OBJECTIVE:
Search the data for the word "Write". Reproduce every line where it is found.

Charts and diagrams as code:
____
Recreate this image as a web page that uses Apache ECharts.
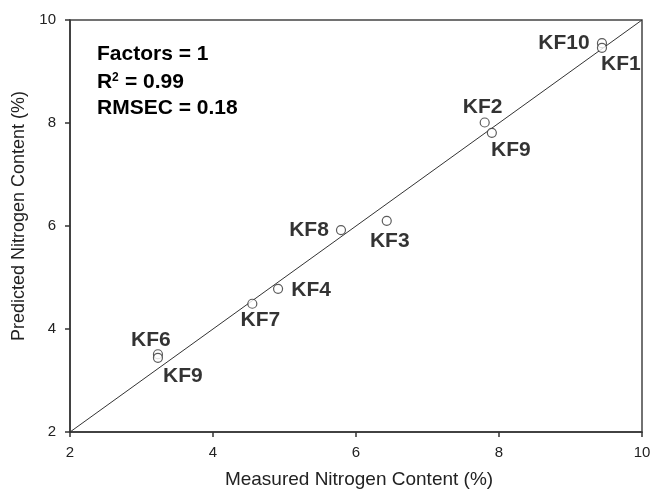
<!DOCTYPE html>
<html>
<head>
<meta charset="utf-8">
<script src="https://cdn.jsdelivr.net/npm/echarts@6/dist/echarts.min.js"></script>
<style>
html,body{margin:0;padding:0;background:#fff;}
#c{width:652px;height:489px;}
</style>
</head>
<body>
<div id="c"></div>
<script>
// ---- data ----
const sampleNames = ['KF10','KF1','KF2','KF9','KF8','KF3','KF4','KF7','KF6','KF9'];
const measured    = [9.44, 9.44, 7.80, 7.90, 5.79, 6.43, 4.91, 4.55, 3.23, 3.23];
const predicted   = [9.55, 9.46, 8.01, 7.81, 5.92, 6.10, 4.78, 4.49, 3.51, 3.44];
const refLineX = [2, 10];
const refLineY = [2, 10];
const xTicks = [2, 4, 6, 8, 10];
const yTicks = [2, 4, 6, 8, 10];
const statLines = ['Factors = 1', 'R', '2', '= 0.99', 'RMSEC = 0.18'];
const xName = 'Measured Nitrogen Content (%)';
const yName = 'Predicted Nitrogen Content (%)';

// ---- label layout (styling only) ----
const labelOffsets = [[-38,0],[19,16],[-2,-15],[19,17],[-32,0],[3,20],[33,1],[8,16],[-7,-14],[25,18]];

const FONT = '"Liberation Sans", Arial, Helvetica, sans-serif';
const chart = echarts.init(document.getElementById('c'), null, {renderer:'canvas'});

const scatterData = sampleNames.map((n,i)=>({
  name: n,
  value: [measured[i], predicted[i]],
  label: {offset: labelOffsets[i]}
}));

chart.setOption({
  animation: false,
  backgroundColor: '#fff',
  grid: {left: 70, right: 10, top: 20, bottom: 57, containLabel: false, outerBoundsMode: 'none',
         show: true, borderColor: '#444', borderWidth: 1.5, backgroundColor: 'transparent'},
  xAxis: {
    type: 'value', min: xTicks[0], max: xTicks[xTicks.length-1], interval: 2,
    axisLine: {show: true, lineStyle: {color: '#333', width: 1.5}},
    axisTick: {show: true, inside: false, length: 5, lineStyle: {color: '#333', width: 1.5}},
    axisLabel: {fontFamily: FONT, fontSize: 15, color: '#222', margin: 13},
    splitLine: {show: false}
  },
  yAxis: {
    type: 'value', min: yTicks[0], max: yTicks[yTicks.length-1], interval: 2,
    axisLine: {show: true, lineStyle: {color: '#333', width: 1.5}},
    axisTick: {show: true, inside: false, length: 5, lineStyle: {color: '#333', width: 1.5}},
    axisLabel: {fontFamily: FONT, fontSize: 15, color: '#222', margin: 14},
    splitLine: {show: false}
  },
  series: [
    {
      type: 'line',
      data: refLineX.map((x,i)=>[x, refLineY[i]]),
      symbol: 'none',
      lineStyle: {color: '#333', width: 1},
      silent: true, z: 1
    },
    {
      type: 'scatter',
      data: scatterData,
      symbol: 'circle',
      symbolSize: 9,
      itemStyle: {color: '#fff', borderColor: '#333', borderWidth: 1.2},
      label: {
        show: true, position: 'inside', formatter: '{b}',
        fontFamily: FONT, fontSize: 21, fontWeight: 'bold', color: '#000',
        textBorderWidth: 0
      },
      z: 3
    }
  ],
  graphic: [
    {type:'text', x: 19, y: 216, rotation: Math.PI/2,
     style:{text: yName, font: '18px '+FONT, fill:'#222', textAlign:'center', textVerticalAlign:'middle'}},
    {type:'text', x: 359, y: 480,
     style:{text: xName, font: '19px '+FONT, fill:'#222', textAlign:'center', textVerticalAlign:'middle'}},
    {type:'text', left: 97, top: 44, style:{text: statLines[0], font: 'bold 21px '+FONT, fill:'#000'}},
    {type:'text', left: 97, top: 72, style:{text: statLines[1], font: 'bold 21px '+FONT, fill:'#000'}},
    {type:'text', left: 112, top: 72, style:{text: statLines[2], font: 'bold 12px '+FONT, fill:'#000'}},
    {type:'text', left: 125, top: 72, style:{text: statLines[3], font: 'bold 21px '+FONT, fill:'#000'}},
    {type:'text', left: 97, top: 98, style:{text: statLines[4], font: 'bold 21px '+FONT, fill:'#000'}}
  ]
});
</script>
</body>
</html>
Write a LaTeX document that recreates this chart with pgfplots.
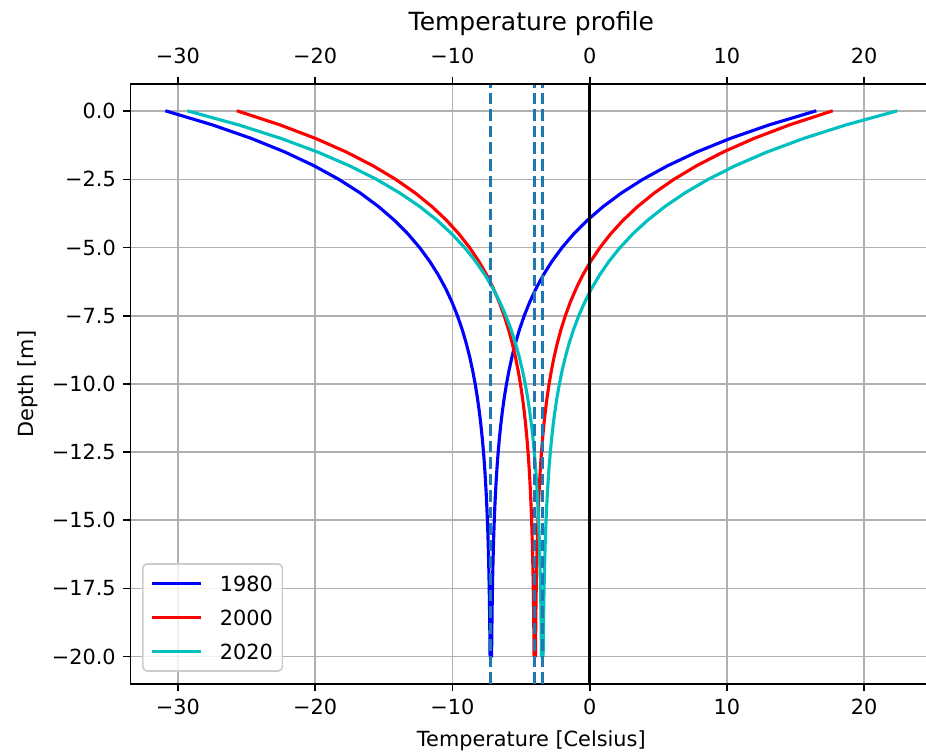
\documentclass[border=0pt]{standalone}
\usepackage{fontspec}
\setmainfont{DejaVu Sans}
\usepackage{pgfplots}
\pgfplotsset{compat=1.18}
\definecolor{tabblue}{HTML}{1F77B4}
\definecolor{mplc}{HTML}{00BFBF}
\definecolor{gridgray}{HTML}{B0B0B0}
\definecolor{legedge}{HTML}{CCCCCC}
\begin{document}
\begin{tikzpicture}
\useasboundingbox (-62.6pt,-34.1pt) rectangle (381.9pt,328.3pt);
\begin{axis}[
  at={(0pt,0pt)}, anchor=south west,
  width=384.9pt, height=288pt, scale only axis,
  xmin=-33.455, xmax=24.955, ymin=-21, ymax=1,
  xtick={-30,-20,-10,0,10,20},
  xticklabels={−30,−20,−10,0,10,20},
  ytick={-20,-17.5,-15,-12.5,-10,-7.5,-5,-2.5,0},
  yticklabels={−20.0,−17.5,−15.0,−12.5,−10.0,−7.5,−5.0,−2.5,0.0},
  xtick pos=left, ytick pos=left,
  tick align=outside, major tick length=3.5pt,
  every tick/.style={black, line width=0.8pt},
  axis line style={black, line width=0.8pt},
  grid=major, major grid style={gridgray, line width=0.8pt},
  tick label style={font=\fontsize{10}{12}\selectfont},
  label style={font=\fontsize{10}{12}\selectfont},
  xlabel={Temperature [Celsius]}, ylabel={Depth [m]},
  xlabel style={yshift=-1pt},
  legend style={
    at={(axis description cs:0,0)}, anchor=south west,
    xshift=5.6pt, yshift=5.8pt,
    draw=legedge, line width=0.8pt, rounded corners=2pt,
    fill=white, fill opacity=0.8, draw opacity=1, text opacity=1,
    inner xsep=4.5pt, inner ysep=5.75pt,
    font=\fontsize{10}{12}\selectfont,
    row sep=9pt, column sep=9pt,
    nodes={inner sep=0pt, text height=7.3pt, text depth=0pt},
  },
  legend cell align=left,
  legend image code/.code={\draw[#1] (0pt,0pt) -- (22pt,0pt);},
]
\addplot[blue, line width=1.5pt, line cap=rect, line join=round] coordinates {
(-30.8,0) (-27.482,-0.5) (-24.630,-1) (-22.180,-1.5) (-20.074,-2) (-18.264,-2.5) (-16.708,-3) (-15.372,-3.5) (-14.223,-4) (-13.235,-4.5) (-12.387,-5) (-11.658,-5.5) (-11.031,-6) (-10.492,-6.5) (-10.030,-7) (-9.632,-7.5) (-9.290,-8) (-8.996,-8.5) (-8.743,-9) (-8.527,-9.5) (-8.340,-10) (-8.180,-10.5) (-8.042,-11) (-7.924,-11.5) (-7.822,-12) (-7.735,-12.5) (-7.659,-13) (-7.595,-13.5) (-7.539,-14) (-7.491,-14.5) (-7.451,-15) (-7.415,-15.5) (-7.385,-16) (-7.359,-16.5) (-7.337,-17) (-7.318,-17.5) (-7.301,-18) (-7.287,-18.5) (-7.275,-19) (-7.264,-19.5) (-7.255,-20)
(-7.145,-20) (-7.136,-19.5) (-7.125,-19) (-7.113,-18.5) (-7.099,-18) (-7.082,-17.5) (-7.063,-17) (-7.041,-16.5) (-7.015,-16) (-6.985,-15.5) (-6.949,-15) (-6.909,-14.5) (-6.861,-14) (-6.805,-13.5) (-6.741,-13) (-6.665,-12.5) (-6.578,-12) (-6.476,-11.5) (-6.358,-11) (-6.220,-10.5) (-6.060,-10) (-5.873,-9.5) (-5.657,-9) (-5.404,-8.5) (-5.110,-8) (-4.768,-7.5) (-4.370,-7) (-3.908,-6.5) (-3.369,-6) (-2.742,-5.5) (-2.013,-5) (-1.165,-4.5) (-0.177,-4) (0.972,-3.5) (2.308,-3) (3.864,-2.5) (5.674,-2) (7.780,-1.5) (10.230,-1) (13.082,-0.5) (16.4,0)
};
\addlegendentry{1980}
\addplot[red, line width=1.5pt, line cap=rect, line join=round] coordinates {
(-25.6,0) (-22.563,-0.5) (-19.953,-1) (-17.710,-1.5) (-15.783,-2) (-14.126,-2.5) (-12.703,-3) (-11.479,-3.5) (-10.428,-4) (-9.524,-4.5) (-8.747,-5) (-8.080,-5.5) (-7.506,-6) (-7.013,-6.5) (-6.590,-7) (-6.226,-7.5) (-5.913,-8) (-5.644,-8.5) (-5.413,-9) (-5.214,-9.5) (-5.043,-10) (-4.897,-10.5) (-4.771,-11) (-4.662,-11.5) (-4.569,-12) (-4.489,-12.5) (-4.420,-13) (-4.361,-13.5) (-4.310,-14) (-4.267,-14.5) (-4.229,-15) (-4.197,-15.5) (-4.169,-16) (-4.146,-16.5) (-4.125,-17) (-4.108,-17.5) (-4.092,-18) (-4.079,-18.5) (-4.068,-19) (-4.059,-19.5) (-4.050,-20)
(-3.950,-20) (-3.941,-19.5) (-3.932,-19) (-3.921,-18.5) (-3.908,-18) (-3.892,-17.5) (-3.875,-17) (-3.854,-16.5) (-3.831,-16) (-3.803,-15.5) (-3.771,-15) (-3.733,-14.5) (-3.690,-14) (-3.639,-13.5) (-3.580,-13) (-3.511,-12.5) (-3.431,-12) (-3.338,-11.5) (-3.229,-11) (-3.103,-10.5) (-2.957,-10) (-2.786,-9.5) (-2.587,-9) (-2.356,-8.5) (-2.087,-8) (-1.774,-7.5) (-1.410,-7) (-0.987,-6.5) (-0.494,-6) (0.080,-5.5) (0.747,-5) (1.524,-4.5) (2.428,-4) (3.479,-3.5) (4.703,-3) (6.126,-2.5) (7.783,-2) (9.710,-1.5) (11.953,-1) (14.563,-0.5) (17.6,0)
};
\addlegendentry{2000}
\addplot[mplc, line width=1.5pt, line cap=rect, line join=round] coordinates {
(-29.2,0) (-25.580,-0.5) (-22.468,-1) (-19.795,-1.5) (-17.497,-2) (-15.522,-2.5) (-13.825,-3) (-12.366,-3.5) (-11.113,-4) (-10.035,-4.5) (-9.110,-5) (-8.314,-5.5) (-7.630,-6) (-7.042,-6.5) (-6.537,-7) (-6.103,-7.5) (-5.730,-8) (-5.410,-8.5) (-5.134,-9) (-4.897,-9.5) (-4.694,-10) (-4.519,-10.5) (-4.369,-11) (-4.239,-11.5) (-4.129,-12) (-4.033,-12.5) (-3.951,-13) (-3.881,-13.5) (-3.820,-14) (-3.768,-14.5) (-3.723,-15) (-3.685,-15.5) (-3.652,-16) (-3.624,-16.5) (-3.599,-17) (-3.578,-17.5) (-3.560,-18) (-3.545,-18.5) (-3.531,-19) (-3.520,-19.5) (-3.510,-20)
(-3.390,-20) (-3.380,-19.5) (-3.369,-19) (-3.355,-18.5) (-3.340,-18) (-3.322,-17.5) (-3.301,-17) (-3.276,-16.5) (-3.248,-16) (-3.215,-15.5) (-3.177,-15) (-3.132,-14.5) (-3.080,-14) (-3.019,-13.5) (-2.949,-13) (-2.867,-12.5) (-2.771,-12) (-2.661,-11.5) (-2.531,-11) (-2.381,-10.5) (-2.206,-10) (-2.003,-9.5) (-1.766,-9) (-1.490,-8.5) (-1.170,-8) (-0.797,-7.5) (-0.363,-7) (0.142,-6.5) (0.730,-6) (1.414,-5.5) (2.210,-5) (3.135,-4.5) (4.213,-4) (5.466,-3.5) (6.925,-3) (8.622,-2.5) (10.597,-2) (12.895,-1.5) (15.568,-1) (18.680,-0.5) (22.3,0)
};
\addlegendentry{2020}
\addplot[tabblue, line width=1.5pt, dash pattern=on 5.55pt off 2.4pt, forget plot] coordinates {(-7.2,-21) (-7.2,1)};
\addplot[tabblue, line width=1.5pt, dash pattern=on 5.55pt off 2.4pt, forget plot] coordinates {(-4.0,-21) (-4.0,1)};
\addplot[tabblue, line width=1.5pt, dash pattern=on 5.55pt off 2.4pt, forget plot] coordinates {(-3.45,-21) (-3.45,1)};
\addplot[black, line width=1.5pt, forget plot] coordinates {(0,-21) (0,1)};
\end{axis}
\begin{axis}[
  at={(0pt,0pt)}, anchor=south west,
  width=384.9pt, height=288pt, scale only axis,
  xmin=-33.455, xmax=24.955, ymin=-21, ymax=1,
  axis x line*=top, axis y line=none,
  xtick={-30,-20,-10,0,10,20},
  xticklabels={−30,−20,−10,0,10,20},
  tick align=outside, major tick length=3.5pt,
  every tick/.style={black, line width=0.8pt},
  axis line style={black, line width=0.8pt},
  x tick label style={font=\fontsize{10}{12}\selectfont, yshift=2.6pt},
  title={Temperature profile},
  title style={font=\fontsize{12}{14.4}\selectfont, at={(axis description cs:0.5,1)}, anchor=base, yshift=19.5pt},
]
\addplot[draw=none, forget plot] coordinates {(0,0)};
\end{axis}
\end{tikzpicture}
\end{document}
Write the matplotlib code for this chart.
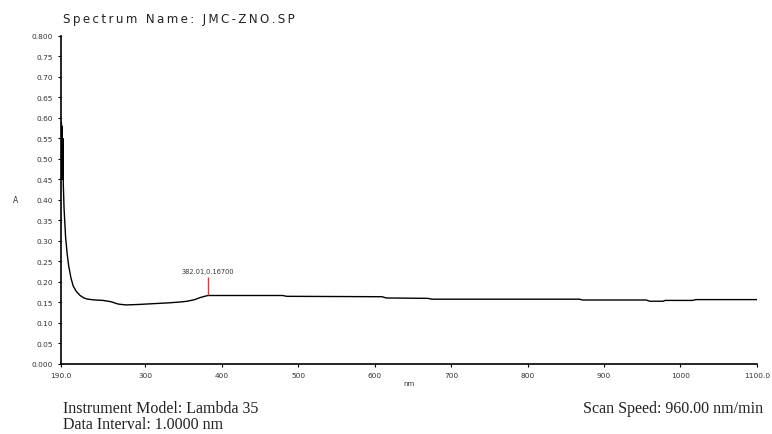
import matplotlib
matplotlib.use("Agg")
import matplotlib.pyplot as plt

# Absorbance spectrum (wavelength in nm, absorbance A)
wavelength = [190, 190.5, 191, 191.5, 192, 192.5, 193, 194, 196, 198, 200, 203, 206,
              210, 215, 220, 225, 235, 245, 255, 265, 275, 290, 310, 330, 345, 355,
              365, 372, 382.01, 480, 485, 610, 615, 670, 675, 868, 872, 955, 960,
              977, 980, 1016, 1020, 1100]
absorbance = [0.45, 0.59, 0.47, 0.58, 0.45, 0.55, 0.44, 0.38, 0.31, 0.27, 0.24, 0.21,
              0.19, 0.177, 0.167, 0.161, 0.158, 0.156, 0.155, 0.152, 0.146, 0.144,
              0.145, 0.147, 0.149, 0.151, 0.153, 0.157, 0.162, 0.167, 0.167, 0.165,
              0.164, 0.161, 0.160, 0.158, 0.158, 0.156, 0.156, 0.153, 0.153, 0.155,
              0.155, 0.157, 0.157]

peak_nm = 382.01
peak_A = 0.167

x_ticks = [190, 300, 400, 500, 600, 700, 800, 900, 1000, 1100]
x_tick_labels = ["190.0", "300", "400", "500", "600", "700", "800", "900", "1000", "1100.0"]
y_ticks = [0.0, 0.05, 0.10, 0.15, 0.20, 0.25, 0.30, 0.35, 0.40, 0.45, 0.50, 0.55,
           0.60, 0.65, 0.70, 0.75, 0.80]
y_tick_labels = ["0.000", "0.05", "0.10", "0.15", "0.20", "0.25", "0.30", "0.35",
                 "0.40", "0.45", "0.50", "0.55", "0.60", "0.65", "0.70", "0.75", "0.800"]

TRACK = "\u2009"  # thin space used as letter tracking


def tracked(s, sep=TRACK):
    return sep.join(s)


fig = plt.figure(figsize=(7.72, 4.35), dpi=100)
ax = fig.add_axes([0.079, 0.161, 0.9015, 0.754])

ax.plot(wavelength, absorbance, color="black", linewidth=1.0)

# Peak pick marker
ax.vlines(peak_nm, peak_A, peak_A + 0.046, color="#e8323c", linewidth=1.0)
ax.text(peak_nm, peak_A + 0.052, f"{peak_nm:.2f},{peak_A:.5f}", ha="center",
        va="bottom", fontsize=4.8, color="#333333")

ax.set_xlim(190, 1100)
ax.set_ylim(0, 0.8)
ax.set_xticks(x_ticks)
ax.set_xticklabels(x_tick_labels)
ax.set_yticks(y_ticks)
ax.set_yticklabels(y_tick_labels)

for side in ("top", "right"):
    ax.spines[side].set_visible(False)
for side in ("left", "bottom"):
    ax.spines[side].set_linewidth(1.2)

ax.tick_params(axis="both", direction="out", length=2.5, width=0.8,
               labelsize=5.3, labelcolor="#333333", pad=3)

ax.set_xlabel("nm", fontsize=5, color="#333333", labelpad=2)
ax.set_ylabel("A", fontsize=5.5, color="#333333", rotation=0, labelpad=12, va="center")

fig.text(0.081, 0.955, tracked("Spectrum Name: JMC-ZNO.SP"), fontsize=8.6,
         family="DejaVu Sans", color="#222222", va="center")

fig.text(0.081, 0.060, "Instrument Model: Lambda 35", fontsize=11.5,
         family="Liberation Serif", color="#222222", va="center")
fig.text(0.081, 0.023, "Data Interval: 1.0000 nm", fontsize=11.5,
         family="Liberation Serif", color="#222222", va="center")
fig.text(0.989, 0.060, "Scan Speed: 960.00 nm/min", fontsize=11.5,
         family="Liberation Serif", color="#222222", va="center", ha="right")

fig.savefig("out.png", dpi=100, facecolor="white")
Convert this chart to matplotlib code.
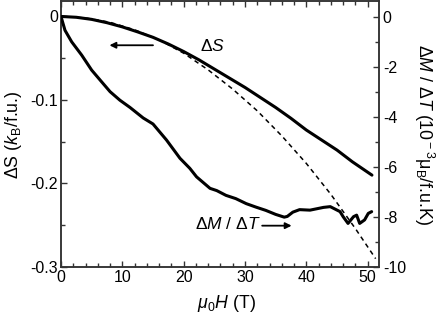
import matplotlib
matplotlib.use("Agg")
import matplotlib.pyplot as plt
from matplotlib.ticker import MultipleLocator, FuncFormatter

plt.rcParams['font.family'] = ['Liberation Sans', 'DejaVu Sans']
plt.rcParams['mathtext.fontset'] = 'custom'
plt.rcParams['mathtext.rm'] = 'Liberation Sans'
plt.rcParams['mathtext.it'] = 'Liberation Sans:italic'
plt.rcParams['mathtext.sf'] = 'Liberation Sans'

# Entropy change Delta S (k_B/f.u.) vs field (T)
h_ds = [0, 2.5, 5, 7.5, 10, 12.5, 15, 17.5, 20, 22.5, 25, 27.5, 30, 32.5, 35, 37.5, 40, 42.5, 45, 47.5, 50.7]
ds = [0, -0.001, -0.0035, -0.0075, -0.0125, -0.0185, -0.025, -0.033, -0.042, -0.052, -0.063, -0.074, -0.085,
      -0.097, -0.109, -0.122, -0.136, -0.148, -0.160, -0.174, -0.190]

# Quadratic low-field dashed curve (Delta S units)
h_fit = [0, 4, 8, 12, 16, 20, 24, 28, 32, 36, 40, 44, 48, 51.3]
ds_fit = [0, -0.0018, -0.007, -0.016, -0.028, -0.044, -0.064, -0.087, -0.113, -0.143, -0.176, -0.213, -0.254, -0.290]

# dM/dT (10^-3 mu_B/f.u.K) vs field (T)
h_dm = [0, 0.65, 1.74, 3.37, 5.0, 6.6, 8.0, 9.6, 11.25, 13.4, 15.0, 17.2, 19.4, 21.0, 22.1, 24.3, 25.4,
        26.9, 28.5, 30.2, 31.8, 33.4, 35.0, 36.4, 36.9, 37.8, 38.9, 40.6, 42.8, 43.9, 45.5, 46.0, 46.8,
        47.7, 48.2, 48.7, 49.5, 50.1, 50.65]
dm = [0, -0.55, -1.01, -1.54, -2.14, -2.60, -3.00, -3.34, -3.63, -4.05, -4.29, -4.93, -5.66, -6.06, -6.40,
      -6.86, -6.95, -7.14, -7.27, -7.47, -7.61, -7.74, -7.90, -8.01, -7.98, -7.81, -7.71, -7.73, -7.62,
      -7.59, -7.79, -7.99, -8.26, -7.99, -7.93, -8.26, -8.12, -7.86, -7.79]

W, H = 436, 317
fig = plt.figure(figsize=(W / 100, H / 100), dpi=100)
ax = fig.add_axes([61 / W, 1 - 267 / H, (378.7 - 61) / W, 266 / H])
ax2 = ax.twinx()

ax.plot(h_ds, ds, color='black', lw=2.2, solid_capstyle='round', zorder=3)
ax.plot(h_fit, ds_fit, color='black', lw=1.1, dashes=(3, 2.5), zorder=2)
ax2.plot(h_dm, dm, color='black', lw=2.2, solid_joinstyle='round', solid_capstyle='round', zorder=3)

ax.set_xlim(0, 51.8)
ax.set_ylim(-0.3, 0.0185)
ax2.set_ylim(-10, 0.62)

ax.xaxis.set_major_locator(MultipleLocator(10))
ax.xaxis.set_minor_locator(MultipleLocator(2))
ax.yaxis.set_major_locator(MultipleLocator(0.1))
ax.yaxis.set_minor_locator(MultipleLocator(0.05))
ax2.yaxis.set_major_locator(MultipleLocator(2))
ax2.yaxis.set_minor_locator(MultipleLocator(1))
ax.xaxis.set_major_formatter(FuncFormatter(lambda v, p: '%d' % round(v)))
ax.yaxis.set_major_formatter(FuncFormatter(lambda v, p: '0' if abs(v) < 1e-9 else ('%.1f' % v)))
ax2.yaxis.set_major_formatter(FuncFormatter(lambda v, p: '%d' % round(v)))

for a in (ax, ax2):
    for s in a.spines.values():
        s.set_linewidth(1.1)
        s.set_color('#333333')
ax.tick_params(axis='both', which='major', direction='in', length=4.5, width=1.0, labelsize=11.5, pad=2,
               top=True, right=False, color='#333333')
ax.tick_params(axis='both', which='minor', direction='in', length=2.8, width=1.0, top=True, right=False,
               color='#333333')
ax2.tick_params(axis='y', which='major', direction='in', length=4.5, width=1.0, labelsize=11.5, pad=3,
                color='#333333')
ax2.tick_params(axis='y', which='minor', direction='in', length=2.8, width=1.0, color='#333333')

# axis labels placed in figure pixels
fig.text(226 / W, 1 - 303 / H, r'$\mathit{\mu}_{\rm 0}\mathit{H}$ (T)', fontsize=12.8, ha='center', va='center')
fig.text(13 / W, 1 - 135 / H, r'$\Delta$S ($\mathit{k}_{\rm B}$/f.u.)', fontsize=12.8, ha='center', va='center',
         rotation=90)
fig.text(424 / W, 1 - 135 / H, r'$\Delta\mathit{M}$ / $\Delta\mathit{T}$ (10$^{\rm -3}$$\rm\mu_B$/f.u.K)',
         fontsize=12.8, ha='center', va='center', rotation=270)

fig.text(200 / W, 1 - 46 / H, r'$\Delta\mathit{S}$', fontsize=12.5, va='center', ha='left')
fig.text(195 / W, 1 - 224 / H, r'$\Delta\mathit{M}$ / $\Delta\mathit{T}$', fontsize=12.5, va='center', ha='left')

ax.annotate('', xy=(7.9, -0.0345), xytext=(15.0, -0.0345),
            arrowprops=dict(arrowstyle='-|>', color='black', lw=1.3, mutation_scale=9, shrinkA=0, shrinkB=0))
ax2.annotate('', xy=(37.6, -8.35), xytext=(32.8, -8.35),
             arrowprops=dict(arrowstyle='-|>', color='black', lw=1.3, mutation_scale=9, shrinkA=0, shrinkB=0))

fig.savefig('out.png', dpi=100)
____
FINISHED ANSWER:
Write a LaTeX document that recreates this chart with pgfplots.
Write the matplotlib code for this chart.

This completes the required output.